Рука Пастернака дрогнула, когда он писал слова «загнанных». Это понятно: по сути дела он сам был загнанным евреем. «Заспанным» – прочла двоюродная сестра и не меньше озабоченная своим происхождением, чем Борис Леонидович, ответила ему, в утешение, так: «…Не спрягай ты себя в одном прошедшем, это грамматическая ошибка. Вздор, что заспанные евреи одни остались (твои ценители)… Ты будешь прекрасно писать, твое сердце будет живо, и тобой гордятся и будут гордиться не заспанные и не евреи, а великий круг людей в твоей стране».
Письмо это написано в самом конце сорок девятого года. К тому времени разница в СССР между «заспанными» и «загнанными» евреями уже огромна. Убит Михоэлс, ликвидирован ГОСЕТ, а следом и все еврейские театры. Начинается борьба с космополитизмом. Идет активная подготовка к большому погрому. Кто знает, не беспокоила ли Пастернака и его двоюродную сестру возможность попасть в число изгоев по национальному признаку.
И как тут не вспомнить еще один анекдот о негре, который читает в нью-йоркской подземке газету на идише и реплику его соседа: «Мало ему того, что он негр». Борис Леонидович Пастернак не написал бы свой роман, не дожил бы до лет преклонных, если бы к мужеству не быть советским писателем прибавил мужество быть евреем.
В «Дневнике» М. М. Пришвина читаю о Пастернаке: «Пастернак спустился к нам, читал стихи, совершенный младенец в свои 60 лет. И делается хорошо на душе не оттого, что стихи его, а что сам он такой существует».
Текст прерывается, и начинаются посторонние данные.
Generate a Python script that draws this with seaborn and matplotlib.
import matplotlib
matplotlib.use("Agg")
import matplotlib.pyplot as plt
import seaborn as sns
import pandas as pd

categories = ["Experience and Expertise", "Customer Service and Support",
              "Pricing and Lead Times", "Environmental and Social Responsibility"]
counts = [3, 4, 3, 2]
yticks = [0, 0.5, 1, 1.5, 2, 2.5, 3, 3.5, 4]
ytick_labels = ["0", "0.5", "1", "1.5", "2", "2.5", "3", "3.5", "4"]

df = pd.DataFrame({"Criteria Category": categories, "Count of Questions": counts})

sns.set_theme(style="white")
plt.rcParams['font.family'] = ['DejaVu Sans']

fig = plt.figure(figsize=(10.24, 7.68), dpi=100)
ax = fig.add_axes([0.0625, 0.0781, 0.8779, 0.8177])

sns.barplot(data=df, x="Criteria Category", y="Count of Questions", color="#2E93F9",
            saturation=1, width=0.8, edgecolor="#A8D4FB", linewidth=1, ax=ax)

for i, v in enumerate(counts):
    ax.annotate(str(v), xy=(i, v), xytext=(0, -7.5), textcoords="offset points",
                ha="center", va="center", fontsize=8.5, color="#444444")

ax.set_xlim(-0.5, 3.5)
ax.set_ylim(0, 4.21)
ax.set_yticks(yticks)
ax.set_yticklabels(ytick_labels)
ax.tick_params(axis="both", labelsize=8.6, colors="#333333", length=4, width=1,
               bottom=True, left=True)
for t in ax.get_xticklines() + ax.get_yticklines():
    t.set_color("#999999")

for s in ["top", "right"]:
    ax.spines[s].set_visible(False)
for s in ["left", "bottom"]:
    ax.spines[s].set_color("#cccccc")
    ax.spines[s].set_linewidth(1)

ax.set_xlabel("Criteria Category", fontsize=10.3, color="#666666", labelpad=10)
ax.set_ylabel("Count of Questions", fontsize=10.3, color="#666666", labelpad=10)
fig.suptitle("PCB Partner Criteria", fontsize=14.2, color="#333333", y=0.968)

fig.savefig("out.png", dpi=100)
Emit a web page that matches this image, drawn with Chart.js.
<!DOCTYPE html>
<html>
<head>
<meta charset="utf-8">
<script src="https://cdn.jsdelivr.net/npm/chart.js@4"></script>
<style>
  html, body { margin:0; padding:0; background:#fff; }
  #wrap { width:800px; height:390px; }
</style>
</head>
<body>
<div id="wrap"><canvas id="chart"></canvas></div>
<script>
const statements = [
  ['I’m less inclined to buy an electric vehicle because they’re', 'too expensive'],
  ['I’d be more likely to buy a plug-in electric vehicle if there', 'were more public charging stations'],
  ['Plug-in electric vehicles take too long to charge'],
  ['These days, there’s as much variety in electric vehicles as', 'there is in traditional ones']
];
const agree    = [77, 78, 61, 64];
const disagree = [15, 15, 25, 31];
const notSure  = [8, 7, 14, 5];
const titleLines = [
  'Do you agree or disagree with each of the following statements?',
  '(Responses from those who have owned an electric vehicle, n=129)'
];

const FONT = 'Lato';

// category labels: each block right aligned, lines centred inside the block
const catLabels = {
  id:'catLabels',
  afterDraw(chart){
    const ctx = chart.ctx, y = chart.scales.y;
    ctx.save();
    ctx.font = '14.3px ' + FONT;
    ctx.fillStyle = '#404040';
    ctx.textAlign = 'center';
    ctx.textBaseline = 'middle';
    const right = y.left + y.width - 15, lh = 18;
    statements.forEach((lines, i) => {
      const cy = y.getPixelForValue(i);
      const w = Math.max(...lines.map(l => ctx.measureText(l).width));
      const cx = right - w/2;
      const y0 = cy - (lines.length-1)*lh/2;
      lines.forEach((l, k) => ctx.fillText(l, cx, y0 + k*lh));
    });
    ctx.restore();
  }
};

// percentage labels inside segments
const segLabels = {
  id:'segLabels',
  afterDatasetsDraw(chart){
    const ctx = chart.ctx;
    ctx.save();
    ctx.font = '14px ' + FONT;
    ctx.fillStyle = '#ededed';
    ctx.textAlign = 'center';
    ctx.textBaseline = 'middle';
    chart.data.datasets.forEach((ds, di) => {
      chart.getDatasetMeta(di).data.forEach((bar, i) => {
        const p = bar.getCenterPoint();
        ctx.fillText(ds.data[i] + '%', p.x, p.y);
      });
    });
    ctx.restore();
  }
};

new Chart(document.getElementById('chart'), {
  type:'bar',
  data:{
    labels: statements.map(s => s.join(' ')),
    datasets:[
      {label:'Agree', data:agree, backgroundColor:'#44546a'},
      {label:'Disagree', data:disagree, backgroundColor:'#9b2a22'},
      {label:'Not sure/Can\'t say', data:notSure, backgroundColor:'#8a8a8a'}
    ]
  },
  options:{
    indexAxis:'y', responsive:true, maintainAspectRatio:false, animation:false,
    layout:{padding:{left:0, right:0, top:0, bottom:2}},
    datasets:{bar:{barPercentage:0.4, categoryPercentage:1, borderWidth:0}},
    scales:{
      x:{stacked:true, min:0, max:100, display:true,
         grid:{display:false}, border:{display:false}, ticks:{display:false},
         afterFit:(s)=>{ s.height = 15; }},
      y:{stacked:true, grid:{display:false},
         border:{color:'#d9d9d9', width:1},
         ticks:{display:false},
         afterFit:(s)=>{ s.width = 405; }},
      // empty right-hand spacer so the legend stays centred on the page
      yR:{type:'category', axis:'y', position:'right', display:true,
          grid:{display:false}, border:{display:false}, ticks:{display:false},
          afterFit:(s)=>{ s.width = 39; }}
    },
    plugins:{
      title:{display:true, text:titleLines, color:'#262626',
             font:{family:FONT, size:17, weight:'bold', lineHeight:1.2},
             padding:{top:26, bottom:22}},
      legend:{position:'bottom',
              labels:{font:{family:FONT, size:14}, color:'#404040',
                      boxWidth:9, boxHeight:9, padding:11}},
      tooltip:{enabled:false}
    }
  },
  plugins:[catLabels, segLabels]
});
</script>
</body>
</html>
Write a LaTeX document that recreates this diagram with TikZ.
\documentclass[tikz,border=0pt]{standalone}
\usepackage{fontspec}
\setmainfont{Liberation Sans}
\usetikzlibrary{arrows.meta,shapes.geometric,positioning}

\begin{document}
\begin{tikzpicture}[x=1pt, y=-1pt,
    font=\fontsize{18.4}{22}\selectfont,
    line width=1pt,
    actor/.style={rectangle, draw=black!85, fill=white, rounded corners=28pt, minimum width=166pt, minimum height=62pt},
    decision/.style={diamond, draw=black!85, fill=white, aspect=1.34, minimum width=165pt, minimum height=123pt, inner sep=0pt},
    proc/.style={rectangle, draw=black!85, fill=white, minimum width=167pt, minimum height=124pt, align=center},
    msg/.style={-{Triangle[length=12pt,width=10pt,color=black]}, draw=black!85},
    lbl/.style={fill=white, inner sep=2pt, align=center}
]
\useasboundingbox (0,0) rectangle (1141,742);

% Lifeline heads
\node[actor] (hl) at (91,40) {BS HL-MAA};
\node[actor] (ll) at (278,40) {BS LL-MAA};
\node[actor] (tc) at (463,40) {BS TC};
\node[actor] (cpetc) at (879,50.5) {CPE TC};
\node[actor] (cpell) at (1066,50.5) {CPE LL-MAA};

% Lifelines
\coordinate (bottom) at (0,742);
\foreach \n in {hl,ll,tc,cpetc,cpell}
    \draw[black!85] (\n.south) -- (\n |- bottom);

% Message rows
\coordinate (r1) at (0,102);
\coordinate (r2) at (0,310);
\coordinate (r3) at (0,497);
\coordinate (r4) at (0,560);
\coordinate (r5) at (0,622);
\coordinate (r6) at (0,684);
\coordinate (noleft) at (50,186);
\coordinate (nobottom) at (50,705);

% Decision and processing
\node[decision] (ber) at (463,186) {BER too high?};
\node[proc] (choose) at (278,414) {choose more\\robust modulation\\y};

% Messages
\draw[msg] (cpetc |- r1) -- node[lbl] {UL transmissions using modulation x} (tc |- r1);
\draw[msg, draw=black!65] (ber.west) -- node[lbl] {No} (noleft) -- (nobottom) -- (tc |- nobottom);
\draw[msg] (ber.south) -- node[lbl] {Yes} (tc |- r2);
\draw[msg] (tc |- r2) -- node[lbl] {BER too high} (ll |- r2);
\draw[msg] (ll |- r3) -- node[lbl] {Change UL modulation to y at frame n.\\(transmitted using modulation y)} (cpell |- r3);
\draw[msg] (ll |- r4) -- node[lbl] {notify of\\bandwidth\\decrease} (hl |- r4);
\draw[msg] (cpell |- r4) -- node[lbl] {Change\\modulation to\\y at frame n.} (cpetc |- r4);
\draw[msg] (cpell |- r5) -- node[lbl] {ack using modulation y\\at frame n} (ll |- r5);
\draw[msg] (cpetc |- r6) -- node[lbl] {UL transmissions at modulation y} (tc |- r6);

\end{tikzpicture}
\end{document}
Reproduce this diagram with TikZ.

Вот еще одна разгадка бегства Бориса Леонидовича от своего еврейства. Он, как «совершенный младенец», боялся взрослых дядей-юдофобов, грозно топающих ногами на его народ. Нет у младенца иного оружия защиты, кроме отказа от себя самого и попытки спрятаться за куст, за пень, в темный угол от извечного страха.
Но все же вспомним о главном в судьбе этого человека. Жизнелюбие, чадолюбие, сила творчества, фантастическое умение оставаться самим собой во враждебном окружении. Борис Пастернак родился евреем и жил евреем. Никем другим он и не мог быть, вопреки своей собственной воле. У него не было права выбора. Все остальное – риторика.